Offensives et obus de stylos
Tir groupé dans les pages du Monde, début février. Nicolas Truong consacre deux articles au numéro de La Revue des Deux Mondes de février/mars 2017. Le premier s’inquiète d’un « embarrassant panégyrique de François Fillon ». Objectif ? Démontrer que Fillon est un « thatchérien de la Sarthe ». À l’échelle du journalisme parisien, la formule sentant son ultralibéralisme et sa province est doublement méprisante. Truong passe en revue les 3 articles consacrés à Fillon, préparant selon lui l’éloge final de Franz-Olivier Giesbert. De fait, Giesbert ne cache pas son admiration pour un candidat présenté comme « catholique et iconoclaste. Libéral et gaulliste ». Il l’écrit : Fillon a « fini par devenir la droite », une « synthèse » de ses diverses tendances. Truong publie un autre article où il évoque Vichy « qui fut une véritable débâcle, puisque la revue devint collaborationniste et publia, le 15 août 1940, une réflexion sur l’éducation nationale, signée par le maréchal Pétain lui-même. Mise sous séquestre à la Libération, elle ne réapparaîtra qu’en 1948 ». Une façon d’alléguer au sujet de possibles idées politiques de Fillon, dont le défaut majeur semble se résumer à deux mots : catholique et provincial. Plus bas, une tribune de Michel Crépu intitulée : « À la Revue des Deux Mondes, le temps des bousilleurs ». Crépu dirige la NRF, revue qui justement ne manqua guère de Collaboration durant Vichy. Accroche : « Ancien directeur du mensuel, Michel Crépu déplore la vacuité et la vulgarité de sa ligne éditoriale actuelle, où Onfray et Zemmour ont remplacé Chateaubriand et Baudelaire ». Il reproche à la nouvelle direction de céder à l’air du temps et parle de « déroute française de la responsabilité, assassinée par ceux-là même qui en ont la charge ». On regrettera l’oubli du pluriel au mot « vertige », sept lignes avant la fin de cette tribune. De ces oublis qui sans doute contribuent de fait à « l’assassinat » dont parle le texte. Qu’un journal de « référence » tel que Le Monde soit quotidiennement émaillé de fautes et de coquilles est extraordinaire. La « responsabilité » commence peut-être ici.

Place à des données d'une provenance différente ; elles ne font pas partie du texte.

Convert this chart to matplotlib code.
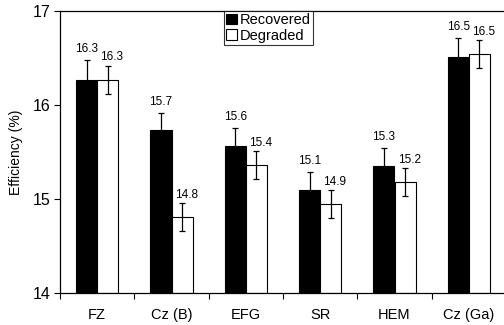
import matplotlib
matplotlib.use("Agg")
import matplotlib.pyplot as plt
import numpy as np

plt.rcParams['font.family'] = ['Liberation Sans', 'DejaVu Sans']

categories = ["FZ", "Cz (B)", "EFG", "SR", "HEM", "Cz (Ga)"]
recovered = [16.27, 15.73, 15.56, 15.10, 15.35, 16.51]
degraded = [16.27, 14.81, 15.36, 14.95, 15.18, 16.54]
recovered_err = [0.21, 0.19, 0.20, 0.19, 0.19, 0.20]
degraded_err = [0.15, 0.15, 0.15, 0.15, 0.15, 0.15]
recovered_labels = ["16.3", "15.7", "15.6", "15.1", "15.3", "16.5"]
degraded_labels = ["16.3", "14.8", "15.4", "14.9", "15.2", "16.5"]

fig = plt.figure(figsize=(5.04, 3.25), dpi=100)
W, H = 504, 325
ax = fig.add_axes([60 / W, 1 - 293 / H, (506 - 60) / W, (293 - 11) / H])

x = np.arange(len(categories))
w = 0.285
ax.bar(x - w / 2, [v - 14 for v in recovered], w, bottom=14, color='black',
       edgecolor='black', linewidth=0.8, label='Recovered')
ax.bar(x + w / 2, [v - 14 for v in degraded], w, bottom=14, color='white',
       edgecolor='black', linewidth=0.8, label='Degraded')
ax.errorbar(x - w / 2, recovered, yerr=recovered_err, fmt='none', ecolor='black',
            elinewidth=0.9, capsize=2, capthick=0.9)
ax.errorbar(x + w / 2, degraded, yerr=degraded_err, fmt='none', ecolor='black',
            elinewidth=0.9, capsize=2, capthick=0.9)

for xi, v, e, lab in zip(x, recovered, recovered_err, recovered_labels):
    ax.annotate(lab, (xi - w / 2, v + e), xytext=(0, 3.5), textcoords='offset points',
                ha='center', va='bottom', fontsize=8.5)
for xi, v, e, lab in zip(x, degraded, degraded_err, degraded_labels):
    ax.annotate(lab, (xi + w / 2, v + e), xytext=(3, 1.5), textcoords='offset points',
                ha='center', va='bottom', fontsize=8.5)

ax.set_xlim(-0.5, len(categories) - 0.5)
ax.set_ylim(14, 17)
ax.set_yticks([14, 15, 16, 17])
ax.set_yticklabels(['14', '15', '16', '17'], fontsize=11.5)
ax.set_xticks(np.arange(len(categories) + 1) - 0.5)
ax.set_xticklabels([])
ax.set_xticks(x, minor=True)
ax.set_xticklabels(categories, minor=True, fontsize=10.5)
ax.tick_params(axis='x', which='minor', length=0, pad=11)
ax.tick_params(axis='x', which='major', direction='out', length=4, width=0.8)
ax.tick_params(axis='y', direction='out', length=4, width=0.8, pad=3)
ax.set_ylabel('Efficiency (%)', fontsize=10, labelpad=7)
for s in ['left', 'bottom', 'top']:
    ax.spines[s].set_linewidth(0.9)
ax.spines['right'].set_visible(False)

leg = ax.legend(loc='upper left', bbox_to_anchor=((224 - 60) / (506 - 60), 1.0),
                fontsize=10.5, frameon=True, fancybox=False, edgecolor='black',
                handlelength=0.75, handleheight=0.75, handletextpad=0.15,
                borderpad=0.15, labelspacing=0.1, borderaxespad=0)
leg.get_frame().set_linewidth(0.8)

fig.savefig('out.png', dpi=100)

OK Corral : La Revue des Deux Mondes riposte
Dans son numéro d’avril 2017, La Revue des Deux Mondes publie : « Notre réponse aux calomnies du Monde », dossier composé de trois textes. Les signataires : Valérie Toranian, F.O.G et Olivier Cariguel. Ce dernier montre que « la revue n’a pas été collaborationniste ». Les situations de l’époque furent complexes et la NRF rencontra alors plus de soucis. Auparavant, Toranian défend l’idée d’une « revue libre et indépendante », bien que propriété de Marc Ladreit de Lacharrière, et s’interroge sur le fait que Le Monde mette autant en avant Emmanuel Macron quand l’un de ses principaux actionnaires, Pierre Bergé, en est un soutien officiel. Pour Valérie Toranian, Le Monde reprocherait surtout à La Revue des deux Mondes d’exister sans souscrire à l’idéologie libérale libertaire du quotidien soupçonné de soutenir Macron. Franz-Olivier Giesbert prend « Le parti d’en rire », écrivant : « Je lis parfois Le Monde, mais jamais ses pages “Débats”. Je n’aime pas la haine : elle ne mène à rien et, en plus, elle fatigue, ce qui n’est pas bon à un âge comme le mien, où il faut se ménager ». Le ton de F.O.G n’est pas seulement ironique, il évoque aussi les « pisse-froid » du Monde où règne, selon lui, « un climat de secte apocalyptique ». À ses yeux, les deux pages consacrées à sa revue sont un « modèle du journalisme-flic ». Il pointe aussi les déficiences de Truong, qui fait de F.O.G un actuel « directeur de la rédaction du Point ». Le Monde pèche souvent par défaut d’exactitude et de rectitude. N’en demandant pas tant, Franz-Olivier Giesbert peut s’autoriser une comparaison entre les pages « Débats » du Monde et le journal Présent en termes de « haut-le-cœur ». Il propose enfin une « politique fiction » peu convaincante autour de Truong. F.O.G n’est guère romancier.
2017, les journalistes parisiens se jettent de l’eau de Vichy à la figure. Que restera-t-il de cette bataille de chiffonniers entre amis de milliardaires aux intérêts électoraux divergents ? Rien. Comme il restera sans doute peu de ce qui se publie dans La Revue des Deux Mondes, la NRF ou Le Monde actuellement tant ces publications sont intellectuellement de faible ampleur. Souvent, les médias papiers s’interrogent sur les raisons du désamour du public à leur égard. Qu’ils ne s’interrogent plus. Une querelle de cette sorte vaut réponse claire.